I also want what you're describing. It seems like the ideal "data-in-out" pipeline for purely compute based shaders.

I've brought it up several times when talking with folks who work down in the chip level for optimizing these operations and all I can say is, there are a lot of unforeseen complications to what we're suggesting.

It's not that we can't have a GPU that does these things, it's apparently more of a combination of previous and current architectural decisions that don't want that. For instance, an nVidia GPU is focused on providing the hardware optimizations necessary to do either LLM compute or graphics acceleration, both essentially proprietary technologies.

The proprietariness isn't why it's obtuse though, you can make a chip go super-duper fast for specific tasks, or more general for all kinds of tasks.
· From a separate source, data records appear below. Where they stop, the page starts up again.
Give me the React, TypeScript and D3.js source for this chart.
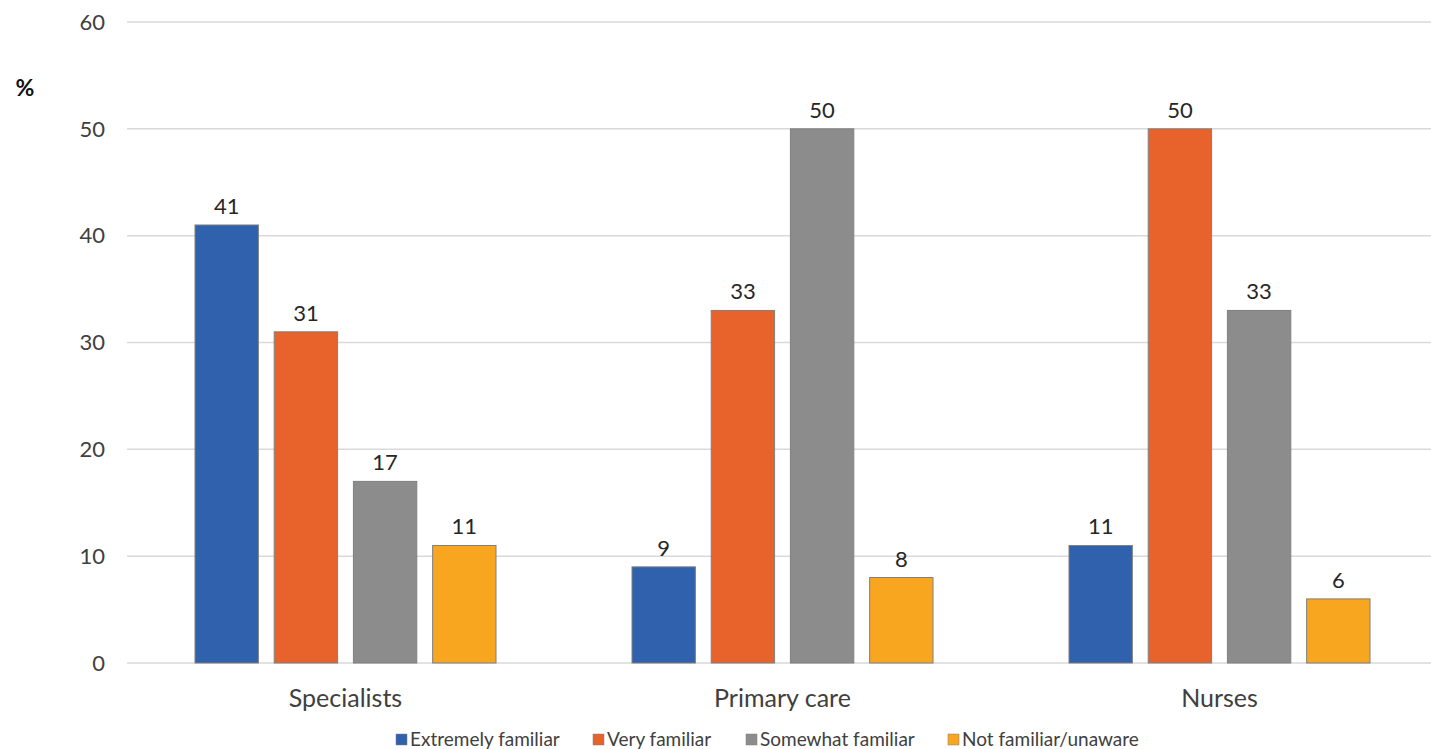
import React from "react";
import * as d3 from "d3";

const categories = ["Specialists", "Primary care", "Nurses"];
const seriesNames = ["Extremely familiar", "Very familiar", "Somewhat familiar", "Not familiar/unaware"];
const extremely = [41, 9, 11];
const very = [31, 33, 50];
const somewhat = [17, 50, 33];
const notFamiliar = [11, 8, 6];
const yTicks = [0, 10, 20, 30, 40, 50, 60];
const colors = ["#3061AC", "#E8622C", "#8C8C8C", "#F8A51F"];

const W = 1431;
const H = 749;
const FONT = "Lato, 'Open Sans', sans-serif";

export default function App() {
  const values = [extremely, very, somewhat, notFamiliar];
  const x0 = d3.scaleBand<string>().domain(categories).range([127, 1438]).paddingInner(0).paddingOuter(0);
  const bw = x0.bandwidth();
  const groupW = 301;
  const x1 = d3
    .scaleBand<string>()
    .domain(seriesNames)
    .range([(bw - groupW) / 2, (bw + groupW) / 2])
    .paddingInner(0.2);
  const y = d3.scaleLinear().domain([0, 60]).range([663, 22]);

  const legendX = [396, 593, 746, 948];

  return (
    <svg width={W} height={H} style={{ position: "absolute", left: 0, top: 0, background: "#fff" }}>
      <rect width={W} height={H} fill="#fff" />
      {yTicks.map((t) => (
        <g key={t}>
          <line x1={127} x2={W} y1={y(t)} y2={y(t)} stroke="#D9D9D9" strokeWidth={1.5} />
          <text x={105} y={y(t)} dy="0.35em" textAnchor="end" fontFamily={FONT} fontSize={22} fill="#404040">
            {t}
          </text>
        </g>
      ))}
      <text x={25} y={88} dy="0.35em" textAnchor="middle" fontFamily={FONT} fontSize={23} fontWeight="bold" fill="#111">
        %
      </text>
      {categories.map((c, ci) => (
        <g key={c} transform={`translate(${x0(c)},0)`}>
          {seriesNames.map((s, si) => {
            const v = values[si][ci];
            const bx = x1(s)!;
            return (
              <g key={s}>
                <rect
                  x={bx}
                  y={y(v)}
                  width={x1.bandwidth()}
                  height={y(0) - y(v)}
                  fill={colors[si]}
                  stroke="#7F7F7F"
                  strokeWidth={1}
                />
                <text
                  x={bx + x1.bandwidth() / 2}
                  y={y(v) - 11}
                  textAnchor="middle"
                  fontFamily={FONT}
                  fontSize={22}
                  fill="#262626"
                >
                  {v}
                </text>
              </g>
            );
          })}
          <text x={bw / 2} y={698} dy="0.35em" textAnchor="middle" fontFamily={FONT} fontSize={25} fill="#404040">
            {c}
          </text>
        </g>
      ))}
      {seriesNames.map((s, si) => (
        <g key={s}>
          <rect x={legendX[si]} y={734} width={11} height={11} fill={colors[si]} stroke="#7F7F7F" strokeWidth={0.5} />
          <text x={legendX[si] + 14} y={739} dy="0.35em" fontFamily={FONT} fontSize={19} fill="#404040">
            {s}
          </text>
        </g>
      ))}
    </svg>
  );
}
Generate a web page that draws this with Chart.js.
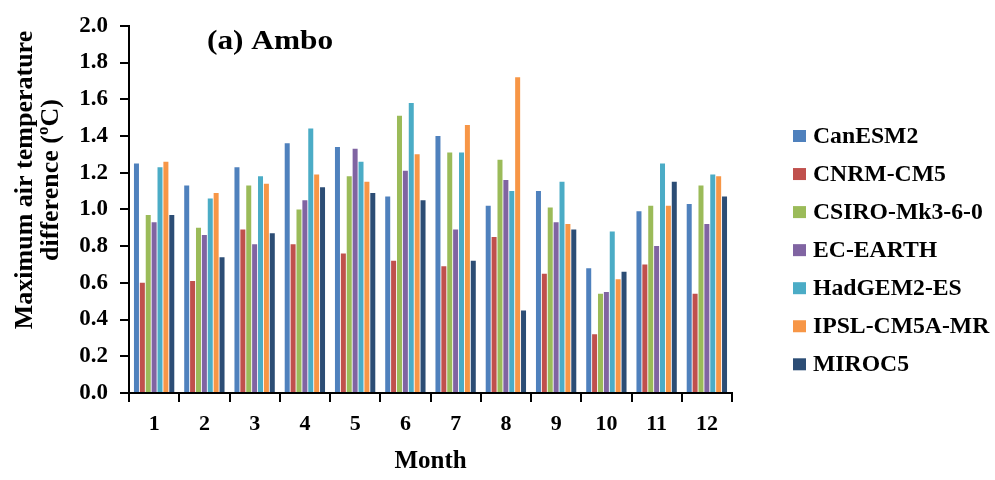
<!DOCTYPE html>
<html>
<head>
    <meta charset="UTF-8">
    <title>Maximum air temperature difference - Ambo</title>
    <script src="https://cdn.jsdelivr.net/npm/chart.js"></script>
    <style>
        body {
            margin: 0;
            background: #ffffff;
        }
        .wrap {
            width: 995px;
            height: 480px;
            position: relative;
        }
    </style>
</head>
<body>
<div class="wrap">
    <canvas id="tmaxChart"></canvas>
</div>

<script>
    // values
    const months = ['1', '2', '3', '4', '5', '6', '7', '8', '9', '10', '11', '12'];
    const canesm2 = [1.25, 1.13, 1.23, 1.36, 1.34, 1.07, 1.40, 1.02, 1.10, 0.68, 0.99, 1.03];
    const cnrmCm5 = [0.60, 0.61, 0.89, 0.81, 0.76, 0.72, 0.69, 0.85, 0.65, 0.32, 0.70, 0.54];
    const csiroMk3 = [0.97, 0.90, 1.13, 1.00, 1.18, 1.51, 1.31, 1.27, 1.01, 0.54, 1.02, 1.13];
    const ecEarth = [0.93, 0.86, 0.81, 1.05, 1.33, 1.21, 0.89, 1.16, 0.93, 0.55, 0.80, 0.92];
    const hadgem2 = [1.23, 1.06, 1.18, 1.44, 1.26, 1.58, 1.31, 1.10, 1.15, 0.88, 1.25, 1.19];
    const ipslCm5a = [1.26, 1.09, 1.14, 1.19, 1.15, 1.30, 1.46, 1.72, 0.92, 0.62, 1.02, 1.18];
    const miroc5 = [0.97, 0.74, 0.87, 1.12, 1.09, 1.05, 0.72, 0.45, 0.89, 0.66, 1.15, 1.07];

    const modelNames = ['CanESM2', 'CNRM-CM5', 'CSIRO-Mk3-6-0', 'EC-EARTH', 'HadGEM2-ES', 'IPSL-CM5A-MR', 'MIROC5'];
    const modelColors = ['#4f81bd', '#c0504d', '#9bbb59', '#8064a2', '#4bacc6', '#f79646', '#2c4d75'];
    const series = [canesm2, cnrmCm5, csiroMk3, ecEarth, hadgem2, ipslCm5a, miroc5];

    const panelTitle = '(a) Ambo';
    const yTitle = ['Maximum air temperature', 'difference (\u00baC)'];
    const xTitle = 'Month';

    const serif = "'Liberation Serif', 'Times New Roman', serif";

    // panel label inside the plot (original text is a bit wide, so stretch it)
    const panelLabel = {
        id: 'panelLabel',
        afterDraw(chart) {
            const ctx = chart.ctx;
            ctx.save();
            ctx.font = 'bold 27px ' + serif;
            ctx.fillStyle = '#000';
            ctx.textAlign = 'left';
            ctx.textBaseline = 'alphabetic';
            ctx.translate(chart.chartArea.left + 78, 49);
            ctx.scale(1.16, 1);
            ctx.fillText(panelTitle, 0, 0);
            ctx.restore();
        }
    };

    // two line y title, sits a bit above the middle like the original
    const yAxisTitle = {
        id: 'yAxisTitle',
        afterDraw(chart) {
            const ctx = chart.ctx;
            ctx.save();
            ctx.font = 'bold 26px ' + serif;
            ctx.fillStyle = '#000';
            ctx.textAlign = 'center';
            ctx.textBaseline = 'alphabetic';
            ctx.translate(32, 180);
            ctx.rotate(-Math.PI / 2);
            ctx.fillText(yTitle[0], 0, 0);
            ctx.fillText(yTitle[1], 0, 26);
            ctx.restore();
        }
    };

    // legend on the right, spaced like the original
    const sideLegend = {
        id: 'sideLegend',
        afterDraw(chart) {
            const ctx = chart.ctx;
            ctx.save();
            ctx.font = 'bold 23px ' + serif;
            ctx.textAlign = 'left';
            ctx.textBaseline = 'middle';
            chart.data.datasets.forEach((ds, i) => {
                const y = 136 + i * 38.05;
                ctx.fillStyle = ds.backgroundColor;
                ctx.fillRect(793, y - 6, 13, 12);
                ctx.fillStyle = '#000';
                ctx.save();
                ctx.translate(813, y + 1);
                ctx.scale(1.03, 1);
                ctx.fillText(ds.label, 0, 0);
                ctx.restore();
            });
            ctx.restore();
        }
    };

    const ctx = document.getElementById('tmaxChart').getContext('2d');
    const tmaxChart = new Chart(ctx, {
        type: 'bar',
        data: {
            labels: months,
            datasets: series.map((vals, i) => ({
                label: modelNames[i],
                data: vals,
                backgroundColor: modelColors[i],
                borderWidth: 0,
                barPercentage: 0.85,
                categoryPercentage: 0.82
            }))
        },
        options: {
            responsive: true,
            maintainAspectRatio: false,
            animation: false,
            layout: {
                padding: {left: 0, right: 263, top: 19, bottom: 0}
            },
            plugins: {
                legend: {display: false},
                tooltip: {enabled: false}
            },
            scales: {
                x: {
                    grid: {
                        display: true,
                        offset: true,
                        drawOnChartArea: false,
                        drawTicks: true,
                        tickLength: 9,
                        color: '#000',
                        lineWidth: 2
                    },
                    border: {display: true, color: '#000', width: 2},
                    ticks: {
                        color: '#000',
                        padding: 9,
                        font: {family: serif, size: 22, weight: 'bold'}
                    },
                    title: {
                        display: true,
                        text: xTitle,
                        color: '#000',
                        padding: {top: 0, bottom: 3},
                        font: {family: serif, size: 25, weight: 'bold'}
                    },
                    afterFit(scale) {
                        scale.height = 87;
                    }
                },
                y: {
                    min: 0,
                    max: 2,
                    grid: {
                        display: true,
                        drawOnChartArea: false,
                        drawTicks: true,
                        tickLength: 9,
                        color: '#000',
                        lineWidth: 2
                    },
                    border: {display: true, color: '#000', width: 2},
                    ticks: {
                        stepSize: 0.2,
                        color: '#000',
                        padding: 12,
                        font: {family: serif, size: 23, weight: 'bold'},
                        callback: v => v.toFixed(1)
                    },
                    afterFit(scale) {
                        scale.width = 129;
                    }
                }
            }
        },
        plugins: [panelLabel, yAxisTitle, sideLegend]
    });
</script>
</body>
</html>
Somewhere, folks are making a tradeoff of backwards compatibility and supporting new hardware accelerated tasks.

Neither of these are "general purpose compute and data flow" focuses. As such, you get the GPU that only sorta is configurable for what you want to do. Which in my opinion explains your "GPU programming seems to be both super low level, but also high level" comment.

That's been my experience. I still think what you're suggesting is a great idea and would make GPU's a more open compute platform for a wider variety of tasks, while also simplifying things a lot.

This is true, but what the parent comment is getting at is we really just want to be able to address graphics memory the same way it's exposed in CUDA for example. Where you can just have pointers to GPU memory in structures visible to the CPU, without this song and dance with descriptor set bindings.